In Fairfax County, there are 265 children in Foster Care. That number may sound like a lot, said Nannette Bowler, director of Fairfax County Department of Family services, but that number was at over 3,000 children 10 years ago.
Still, there are children that need permanent homes, Bowler told members of the Democratic Women of Clifton and Northern Virginia at a recent meeting.
This fact and others surrounding foster care and adoption in Virginia led Jane Barker, chair of the Democratic Women of Clifton and Northern Virginia, to host state and county officials working to place children in permanent homes at their Jan. 19 meeting.
The event, “Our Children: Fostering, Adopting and Mentoring in Virginia,” gave attendees the opportunity to learn more about helping children in Fairfax County.
Barker, who along with her husband state Sen. George Barker, has been a foster parent to 13 children, said the event allowed for the community to learn more about foster children and the procedure involved in adopting or becoming a foster parent.
“This is an issue we need to take seriously,” Barker said. “You never know who could help with this.”
The event started with a presentation from Paul McWhinney, the director of Family Services for the Virginia Department of Social Services. McWhinney shared information on the state of foster care and adoption in Virginia.
In May of 2013, previous Gov. Bob McDonnell launched the Virginia Adopts campaign, which aimed to have 1,000 children adopted in Virginia.
Although the campaign was successful, McWhinney said there is still a great deal of work to be done.
“This is not yet over,” McWhinney said.
In Fairfax County alone in 2013, there were 18,376 calls reporting possible child abuse and neglect, Bowler said.
Efforts in Fairfax County are focused on permanency, and Bowler said the goal is for children who enter foster care to be placed in a permanent situation within 12 months of entering foster care.
“Foster care is meant to be a temporary solution until a permanent family situation is possible,” Bowler said.

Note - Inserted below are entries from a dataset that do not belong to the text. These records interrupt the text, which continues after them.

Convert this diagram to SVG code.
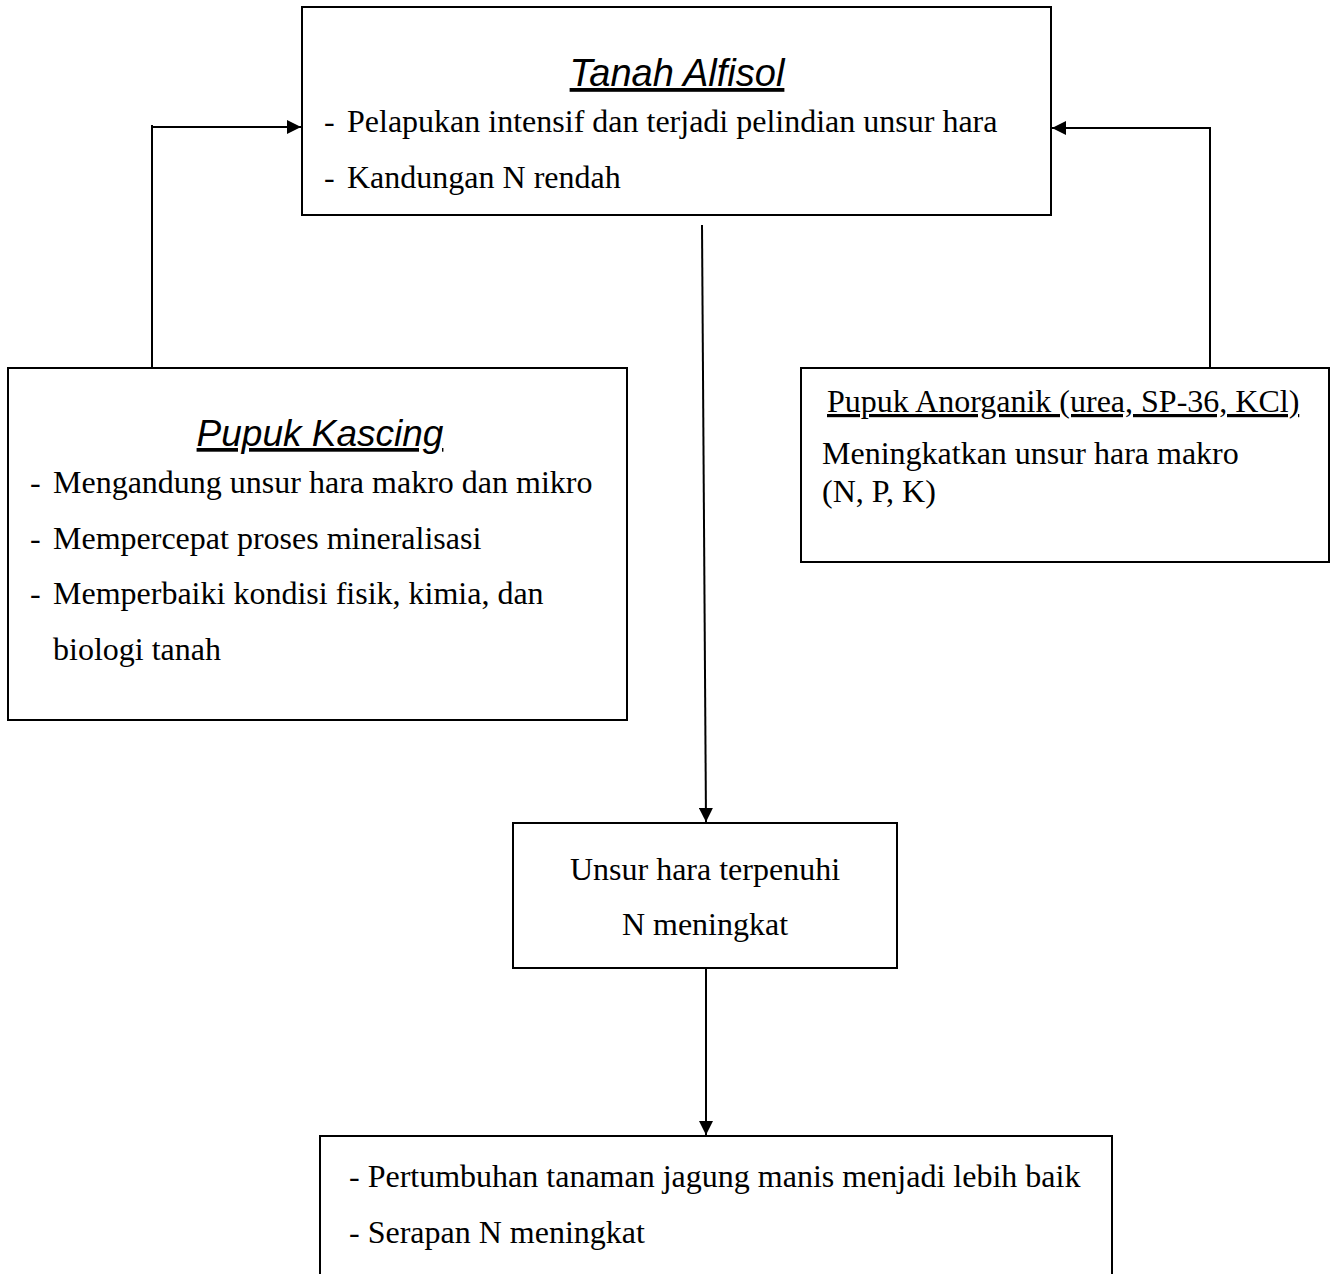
<svg xmlns="http://www.w3.org/2000/svg" width="1336" height="1274" viewBox="0 0 1336 1274">
<style>
.box{fill:#fff;stroke:#000;stroke-width:2}
.t{font-family:"Liberation Serif",serif;font-size:32px;fill:#000}
.h{font-family:"Liberation Sans",sans-serif;font-style:italic;fill:#000}
.c{fill:none;stroke:#000;stroke-width:2}
</style>
<defs>
<marker id="ah" viewBox="0 0 10 10" refX="10" refY="5" markerWidth="14" markerHeight="14" markerUnits="userSpaceOnUse" orient="auto">
<path d="M0,0 L10,5 L0,10 Z" fill="#000"/>
</marker>
</defs>
<rect width="1336" height="1274" fill="#fff"/>
<g id="tanah">
<rect class="box" x="302" y="7" width="749" height="208"/>
<text class="h" x="677" y="86" font-size="38" text-anchor="middle" text-decoration="underline">Tanah Alfisol</text>
<text class="t" x="324" y="132">-</text>
<text class="t" x="347" y="132">Pelapukan intensif dan terjadi pelindian unsur hara</text>
<text class="t" x="324" y="188">-</text>
<text class="t" x="347" y="188">Kandungan N rendah</text>
</g>
<g id="kascing">
<rect class="box" x="8" y="368" width="619" height="352"/>
<text class="h" x="320" y="446" font-size="37" text-anchor="middle" text-decoration="underline">Pupuk Kascing</text>
<text class="t" x="30" y="493">-</text>
<text class="t" x="53" y="493">Mengandung unsur hara makro dan mikro</text>
<text class="t" x="30" y="549">-</text>
<text class="t" x="53" y="549">Mempercepat proses mineralisasi</text>
<text class="t" x="30" y="604">-</text>
<text class="t" x="53" y="604">Memperbaiki kondisi fisik, kimia, dan</text>
<text class="t" x="53" y="660">biologi tanah</text>
</g>
<g id="anorganik">
<rect class="box" x="801" y="368" width="528" height="194"/>
<text class="t" x="827" y="412" text-decoration="underline">Pupuk Anorganik (urea, SP-36, KCl)</text>
<text class="t" x="822" y="464">Meningkatkan unsur hara makro</text>
<text class="t" x="822" y="502">(N, P, K)</text>
</g>
<g id="unsur">
<rect class="box" x="513" y="823" width="384" height="145"/>
<text class="t" x="705" y="880" text-anchor="middle">Unsur hara terpenuhi</text>
<text class="t" x="705" y="935" text-anchor="middle">N meningkat</text>
</g>
<g id="hasil">
<rect class="box" x="320" y="1136" width="792" height="160"/>
<text class="t" x="349" y="1187">- Pertumbuhan tanaman jagung manis menjadi lebih baik</text>
<text class="t" x="349" y="1243">- Serapan N meningkat</text>
</g>
<g id="connectors">
<path class="c" d="M152,368 V125 M152,127 H301" marker-end="url(#ah)"/>
<path class="c" d="M1210,368 V128 H1052" marker-end="url(#ah)"/>
<path class="c" d="M702,225 L706,822" marker-end="url(#ah)"/>
<path class="c" d="M706,968 V1135" marker-end="url(#ah)"/>
</g>
</svg>
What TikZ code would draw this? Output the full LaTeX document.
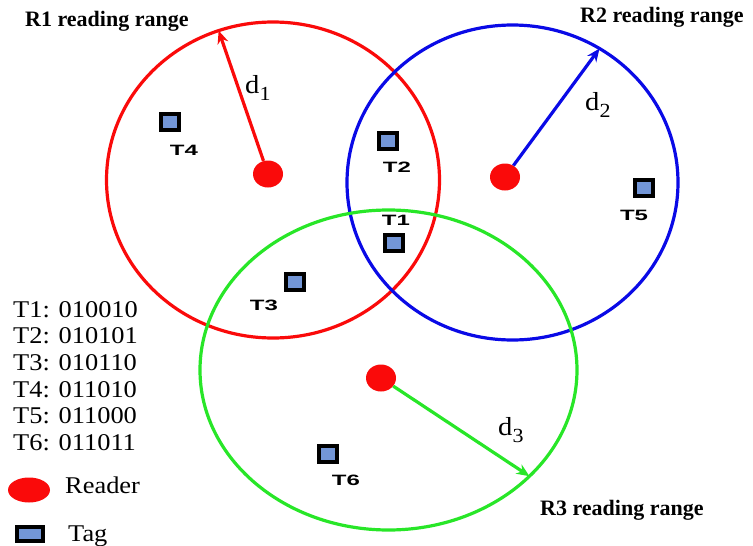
\documentclass[tikz,border=0pt]{standalone}
\usepackage{fontspec}
\setmainfont{Liberation Serif}
\newfontfamily\tagfont{Liberation Sans}
\usetikzlibrary{shapes.geometric,arrows.meta}

\definecolor{rangered}{RGB}{250,10,10}
\definecolor{rangeblue}{RGB}{10,10,230}
\definecolor{rangegreen}{RGB}{40,230,40}
\definecolor{tagblue}{RGB}{115,150,215}

% stretched text and distance labels
\newcommand{\wide}[2]{\scalebox{#1}[1]{#2}}
\newcommand{\dist}[1]{d\raisebox{-7pt}{\fontsize{20}{20}\selectfont #1}}

\tikzset{
  readrange/.style={ellipse, draw, line width=3.2pt, inner sep=0pt, outer sep=0pt},
  reader/.style={ellipse, fill=rangered, minimum width=30pt, minimum height=27pt, inner sep=0pt},
  tagbox/.style={rectangle, draw=black, line width=3.8pt, fill=tagblue,
    minimum width=18pt, minimum height=16pt, inner sep=0pt},
  taglabel/.style={font=\tagfont\bfseries\fontsize{15}{15}\selectfont, inner sep=0pt},
  rangelabel/.style={font=\bfseries\fontsize{22}{22}\selectfont, inner sep=0pt, anchor=base west},
  codeline/.style={font=\fontsize{24}{24}\selectfont, inner sep=0pt, anchor=base west},
  distlabel/.style={font=\fontsize{26}{26}\selectfont, inner sep=0pt, anchor=base west},
  distarrow/.style={line width=3.2pt, -{Stealth[length=13pt,width=11pt]}},
}

\begin{document}
\begin{tikzpicture}[x=1pt,y=-1pt]
\useasboundingbox (0,0) rectangle (753,546);

% reading ranges
\node[readrange, draw=rangered, minimum width=333pt, minimum height=316pt] (range1) at (273,180) {};
\node[readrange, draw=rangeblue, minimum width=331pt, minimum height=315pt] (range2) at (512.5,182.5) {};
\node[readrange, draw=rangegreen, minimum width=377pt, minimum height=320pt] (range3) at (388.5,370) {};

\node[rangelabel] (name1) at (25,27) {R1 reading range};
\node[rangelabel] (name2) at (580,22) {R2 reading range};
\node[rangelabel] (name3) at (540,515) {R3 reading range};

% readers and their radii
\node[reader] (reader1) at (268,174) {};
\node[reader] (reader2) at (505,177) {};
\node[reader] (reader3) at (381,378) {};

\draw[distarrow, rangered] (reader1) -- (range1.110.6);
\draw[distarrow, rangeblue] (reader2) -- (range2.57.2);
\draw[distarrow, rangegreen] (reader3) -- (range3.-37.7);

\node[distlabel] (dist1) at (245,93) {\wide{1.1}{\dist{1}}};
\node[distlabel] (dist2) at (585,110) {\wide{1.1}{\dist{2}}};
\node[distlabel] (dist3) at (498,435) {\wide{1.1}{\dist{3}}};

% tags
\node[tagbox] (tag1) at (394,243) {};
\node[tagbox] (tag2) at (388,141) {};
\node[tagbox] (tag3) at (295,282) {};
\node[tagbox] (tag4) at (170,122) {};
\node[tagbox] (tag5) at (644,188) {};
\node[tagbox] (tag6) at (328,454) {};

\node[taglabel] (label1) at (396,220) {\wide{1.6}{T1}};
\node[taglabel] (label2) at (397,167) {\wide{1.6}{T2}};
\node[taglabel] (label3) at (264,305) {\wide{1.6}{T3}};
\node[taglabel] (label4) at (184,150) {\wide{1.6}{T4}};
\node[taglabel] (label5) at (634,215) {\wide{1.6}{T5}};
\node[taglabel] (label6) at (346,480) {\wide{1.6}{T6}};

% tag codes
\node[codeline] (code1) at (13,317) {\wide{1.1}{T1: 010010}};
\node[codeline] (code2) at (13,343.7) {\wide{1.1}{T2: 010101}};
\node[codeline] (code3) at (13,370.4) {\wide{1.1}{T3: 010110}};
\node[codeline] (code4) at (13,397.1) {\wide{1.1}{T4: 011010}};
\node[codeline] (code5) at (13,423.8) {\wide{1.1}{T5: 011000}};
\node[codeline] (code6) at (13,450.5) {\wide{1.1}{T6: 011011}};

% key
\node[reader, minimum width=42pt, minimum height=25pt] (keyreader) at (29,490) {};
\node[codeline] (keyreadertext) at (65,493) {\wide{1.1}{Reader}};
\node[tagbox, minimum width=26.5pt, minimum height=14.5pt] (keytag) at (30,534) {};
\node[codeline] (keytagtext) at (68,541) {\wide{1.1}{Tag}};
\end{tikzpicture}
\end{document}
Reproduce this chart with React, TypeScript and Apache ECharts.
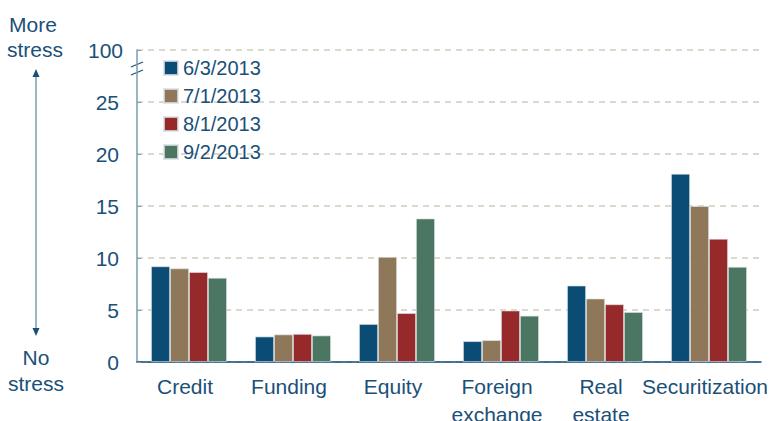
import React, { useEffect, useRef } from "react";
import * as echarts from "echarts";

const categories = ["Credit", "Funding", "Equity", "Foreign\nexchange", "Real\nestate", "Securitization"];
const seriesNames = ["6/3/2013", "7/1/2013", "8/1/2013", "9/2/2013"];
const jun = [9.2, 2.45, 3.65, 2.0, 7.35, 18.1];
const jul = [9.0, 2.65, 10.1, 2.1, 6.1, 15.0];
const aug = [8.65, 2.7, 4.7, 4.95, 5.55, 11.85];
const sep = [8.1, 2.55, 13.8, 4.45, 4.8, 9.15];
const yTicks = [0, 5, 10, 15, 20, 25, 30];
const topLabel = "100";

const colors = ["#0B4C75", "#8F785A", "#962A2B", "#4B7762"];
const textColor = "#1A5078";
const font = "Liberation Sans, Arial, sans-serif";

export default function App() {
  const ref = useRef<HTMLDivElement>(null);
  useEffect(() => {
    const chart = echarts.init(ref.current!, null, { renderer: "svg" });
    const data = [jun, jul, aug, sep];
    chart.setOption({
      animation: false,
      textStyle: { fontFamily: font },
      grid: { left: 137, right: 10, top: 50, bottom: 59, containLabel: false, outerBoundsMode: "none" },
      legend: {
        orient: "vertical",
        left: 158,
        top: 53,
        itemWidth: 14,
        itemHeight: 14,
        itemGap: 8,
        icon: "rect",
        textStyle: { color: textColor, fontSize: 20, fontFamily: font },
        data: seriesNames,
      },
      xAxis: {
        type: "category",
        data: categories,
        axisLine: { lineStyle: { color: "#0B4C75", width: 1.5 } },
        axisTick: { inside: true, length: 4, lineStyle: { color: "#0B4C75" } },
        axisLabel: {
          interval: 0,
          margin: 10,
          formatter: (v: string) => v.split("\n").map((s) => `{a|${s}}`).join("\n"),
          rich: {
            a: { color: textColor, fontSize: 21, lineHeight: 28, fontFamily: font, padding: [0, 8, 0, 0] },
          },
        },
      },
      yAxis: {
        type: "value",
        min: 0,
        max: 30,
        interval: 5,
        axisLine: { show: true, lineStyle: { color: "#7A9DB5", width: 1.5 } },
        axisTick: { show: true, inside: true, length: 4, lineStyle: { color: "#7A9DB5" } },
        axisLabel: {
          margin: 14,
          formatter: (v: number) => (v === yTicks[yTicks.length - 1] ? `{t|${topLabel}}` : `{n|${v}}`),
          rich: {
            t: { color: textColor, fontSize: 21, fontFamily: font },
            n: { color: textColor, fontSize: 21, fontFamily: font, padding: [0, 4, 0, 0] },
          },
        },
        splitLine: { show: true, lineStyle: { color: "#CFCBBE", width: 1.5, type: [6, 5] } },
      },
      series: seriesNames.map((name, i) => ({
        name,
        type: "bar",
        data: data[i],
        barGap: "0%",
        barCategoryGap: "27%",
        itemStyle: { color: colors[i], borderColor: "rgba(220,225,230,0.8)", borderWidth: 0.8 },
      })),
      graphic: [
        { type: "line", shape: { x1: 131, y1: 67, x2: 143, y2: 62 }, style: { stroke: "#1A5078", lineWidth: 1.2 } },
        { type: "line", shape: { x1: 131, y1: 75, x2: 143, y2: 70 }, style: { stroke: "#1A5078", lineWidth: 1.2 } },
        { type: "text", x: 33, y: 24, style: { text: "More", fill: textColor, fontSize: 21, fontFamily: font, align: "center", verticalAlign: "middle" } },
        { type: "text", x: 35, y: 49, style: { text: "stress", fill: textColor, fontSize: 21, fontFamily: font, align: "center", verticalAlign: "middle" } },
        { type: "text", x: 36, y: 357, style: { text: "No", fill: textColor, fontSize: 21, fontFamily: font, align: "center", verticalAlign: "middle" } },
        { type: "text", x: 36, y: 383, style: { text: "stress", fill: textColor, fontSize: 21, fontFamily: font, align: "center", verticalAlign: "middle" } },
        { type: "line", shape: { x1: 36, y1: 74, x2: 36, y2: 331 }, style: { stroke: "#7A9DB5", lineWidth: 1.5 } },
        { type: "polygon", shape: { points: [[36, 69], [32.5, 77], [39.5, 77]] }, style: { fill: "#1A5078" } },
        { type: "polygon", shape: { points: [[36, 336], [32.5, 328], [39.5, 328]] }, style: { fill: "#1A5078" } },
      ],
    });
    return () => chart.dispose();
  }, []);
  return <div ref={ref} style={{ position: "absolute", left: 0, top: 0, width: 771, height: 421 }} />;
}
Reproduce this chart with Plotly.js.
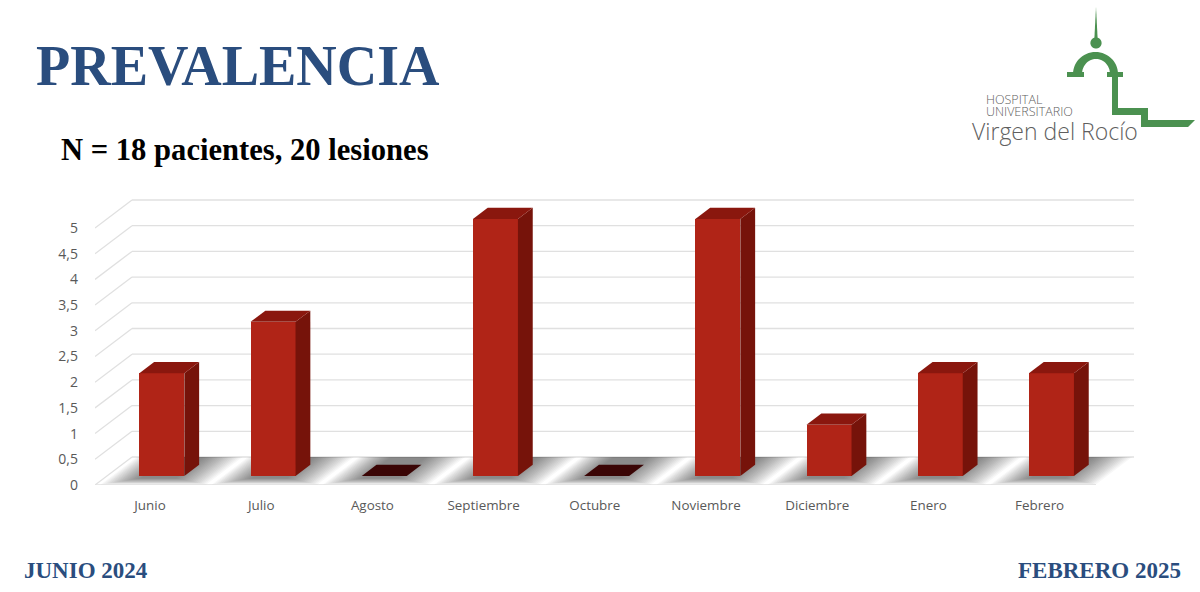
<!DOCTYPE html>
<html><head><meta charset="utf-8">
<script src="https://cdn.plot.ly/plotly-3.0.1.min.js"></script>
<style>html,body{margin:0;padding:0;background:#fff}#c{width:1200px;height:592px}</style></head>
<body><div id="c"></div>
<script>
const months=["Junio","Julio","Agosto","Septiembre","Octubre","Noviembre","Diciembre","Enero","Febrero"];
const lesions=[2,3,0,5,0,5,1,2,2];
const yTicks=[0,0.5,1,1.5,2,2.5,3,3.5,4,4.5,5];

// plot area in pixels and the scale of the axes
const L=95,R=1134,B=485,T=190,PXI=111.2,PXV=51.4,I0=150;
const DX=37/PXI,DY=28/PXV;             // receding depth of the pseudo-3D box
const D1=0.32,D2=0.72,HW=22.5/PXI;     // bar depth range, half width
const P=(i,v,d)=>[i+d*DX,v+d*DY];
const poly=pts=>pts.map((p,k)=>(k?'L':'M')+p[0]+','+p[1]).join(' ')+' Z';
const xs=pts=>pts.map(p=>p[0]).concat(pts[0][0]);
const ys=pts=>pts.map(p=>p[1]).concat(pts[0][1]);

const shapes=[];
// grid and walls
const xEnd=(R-I0)/PXI, xStart=(L-I0)/PXI, xFront=(1096-I0)/PXI;
const gridC='#e0e0e0';
yTicks.forEach(v=>{
  const a=[xStart,v],b=P(xStart,v,1),c=[xEnd,v+DY];
  shapes.push({type:'line',layer:'below',xref:'x',yref:'y',x0:a[0],y0:a[1],x1:b[0],y1:b[1],line:{color:gridC,width:1.3}});
  shapes.push({type:'line',layer:'below',xref:'x',yref:'y',x0:b[0],y0:b[1],x1:c[0],y1:c[1],line:{color:gridC,width:1.3}});
});
shapes.push({type:'line',layer:'below',xref:'x',yref:'y',x0:xStart,y0:0,x1:xFront,y1:0,line:{color:gridC,width:1.3}});
// soft floor shadow of every bar, a stack of nested translucent slanted bands
const nS=18;
lesions.forEach((v,i)=>{
  for(let k=0;k<nS;k++){
    const t=k/(nS-1);
    const wL=-0.45+0.28*t, wR=0.50-0.34*t, d0=0.02+0.22*t;
    shapes.push({type:'path',layer:'below',xref:'x',yref:'y',line:{width:0},fillcolor:'#000',opacity:0.032,
      path:poly([P(i+wL,0,d0),P(i+wR,0,d0),P(i+wR,0,1),P(i+wL,0,1)])});
  }
});

// hospital logo, pixel positions mapped to the paper
const ppx=p=>[(p[0]-L)/(R-L),(B-p[1])/(B-T)];
const logo=pts=>shapes.push({type:'path',xref:'paper',yref:'paper',line:{width:0},fillcolor:'#4b9150',path:poly(pts.map(ppx))});
logo([[1096,7],[1097.6,38],[1094.4,38]]);
const ball=[];for(let a=0;a<40;a++)ball.push([1096+5.6*Math.cos(a*Math.PI/20),43+5.6*Math.sin(a*Math.PI/20)]);
logo(ball);
const arch=[];
for(let a=0;a<=30;a++)arch.push([1095.5-22.5*Math.cos(a*Math.PI/30),74-22*Math.sin(a*Math.PI/30)]);
for(let a=30;a>=0;a--)arch.push([1096-14*Math.cos(a*Math.PI/30),74-15*Math.sin(a*Math.PI/30)]);
logo(arch);
logo([[1067,72],[1084,72],[1084,77],[1067,77]]);
logo([[1107,72],[1123,72],[1123,77],[1107,77]]);
logo([[1112,77],[1118,77],[1118,108],[1148,108],[1148,120],[1195,120],[1188,127],[1141,127],[1141,115],[1112,115]]);

// bars
const xBar=months.map((m,i)=>i+D1*DX);
const base=D1*DY;
const traces=[{type:'bar',x:xBar,y:lesions,base:lesions.map(()=>base),width:2*HW,
  marker:{color:'#b02417',line:{width:0}},showlegend:false,hoverinfo:'y'}];
const face=(pts,c)=>traces.push({type:'scatter',mode:'lines',x:xs(pts),y:ys(pts),fill:'toself',fillcolor:c,
  line:{width:0,color:c},showlegend:false,hoverinfo:'skip'});
lesions.forEach((v,i)=>{
  const l=i-HW,r=i+HW;
  if(v>0) face([P(r,0,D1),P(r,0,D2),P(r,v,D2),P(r,v,D1)],'#76130a');
  face([P(l,v,D1),P(r,v,D1),P(r,v,D2),P(l,v,D2)],v>0?'#8a170e':'#3a0505');
});

const serif='"Liberation Serif",serif';
const ann=(text,x,y,size,color,anchor)=>({text:text,xref:'paper',yref:'paper',x:(x-L)/(R-L),y:(B-y)/(B-T),
  xanchor:anchor||'left',yanchor:'middle',showarrow:false,borderpad:0,font:{family:serif,size:size,color:color,weight:700}});
const BLUE='#2a4d7e';
const sans=(text,x,y,size,w)=>({text:text,xref:'paper',yref:'paper',x:(x-L)/(R-L),y:(B-y)/(B-T),xanchor:'left',yanchor:'middle',
  showarrow:false,borderpad:0,font:{family:'"Open Sans",sans-serif',size:size,color:'#5f5f5f',weight:w}});

const layout={
  width:1200,height:592,separators:',.',paper_bgcolor:'#fff',plot_bgcolor:'rgba(0,0,0,0)',
  margin:{l:L,r:1200-R,t:T,b:592-B,pad:0},showlegend:false,hovermode:false,bargap:0,
  title:{text:'PREVALENCIA',xref:'container',yref:'container',x:36/1200,xanchor:'left',y:1-65/592,yanchor:'middle',
    font:{family:serif,size:56,color:BLUE,weight:700}},
  xaxis:{range:[xStart,xEnd],tickmode:'array',tickvals:months.map((m,i)=>i),ticktext:months,showgrid:false,zeroline:false,
    showline:false,ticks:'',ticklen:0,tickfont:{family:'"Open Sans",sans-serif',size:13.4,color:'#595959'},automargin:false,ticklabelstandoff:11},
  yaxis:{range:[0,(B-T)/PXV],tickmode:'array',tickvals:yTicks,ticktext:yTicks.map(v=>String(v).replace('.',',')),showgrid:false,zeroline:false,
    showline:false,ticks:'',tickfont:{family:'"Open Sans",sans-serif',size:14,color:'#595959'},automargin:false,ticklabelstandoff:16},
  shapes:shapes,
  annotations:[
    ann('N = 18 pacientes, 20 lesiones',60,150,30.6,'#000'),
    ann('JUNIO 2024',23,570,23,BLUE),
    ann('FEBRERO 2025',1182,570,23,BLUE,'right'),
    sans('HOSPITAL',985,100,12.5,300),
    sans('UNIVERSITARIO',985,112,12.5,300),
    sans('Virgen del Rocío',971,131,23,300)
  ]
};
Plotly.newPlot('c',traces,layout,{displayModeBar:false,responsive:false});
</script></body></html>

Permanency is important for children who have been in foster care, but can be difficult to achieve for children between the ages of 12 and 17.
Older children between the ages of 12-17 make up the highest number of children in foster care in Fairfax County.
There is also racial disproportionality in the foster care system, with black and Hispanic families and children being overrepresented in the child welfare system, Bowler said.
According to Bowler, youth who age out of the foster care system who are not adopted face a number of challenges, including lack of education, economic hardship, and becoming a single parent.
Bowler shared information on how to become a foster parent in Fairfax County with members of the Democratic Women of Clifton.
Potential foster and adoptive parents must be 21 or older, legally married, divorced or single, and able to provide a safe and loving environment.
For Beverly Howard, the Coordinator of Fairfax Families4Kids, the lack of permanency that these children face was the biggest challenge she faced when adopting foster children.
“One of the two girls didn’t even unpack her trash bag with her clothes,” Howard said. “At ages 8 and 9, they were very damaged after being in foster care for five years.”
Adults who may not be able to adopt or become foster parents but still want to make a difference in a foster child’s life can become a mentor through Fairfax Families4Kids.
“Not everybody is ready to adopt, but everybody has something to offer,” Howard said.
Barker ended the meeting encouraging members to continue their advocacy efforts surrounding children.
“I don’t think there is a more noble profession than helping children,” Barker said.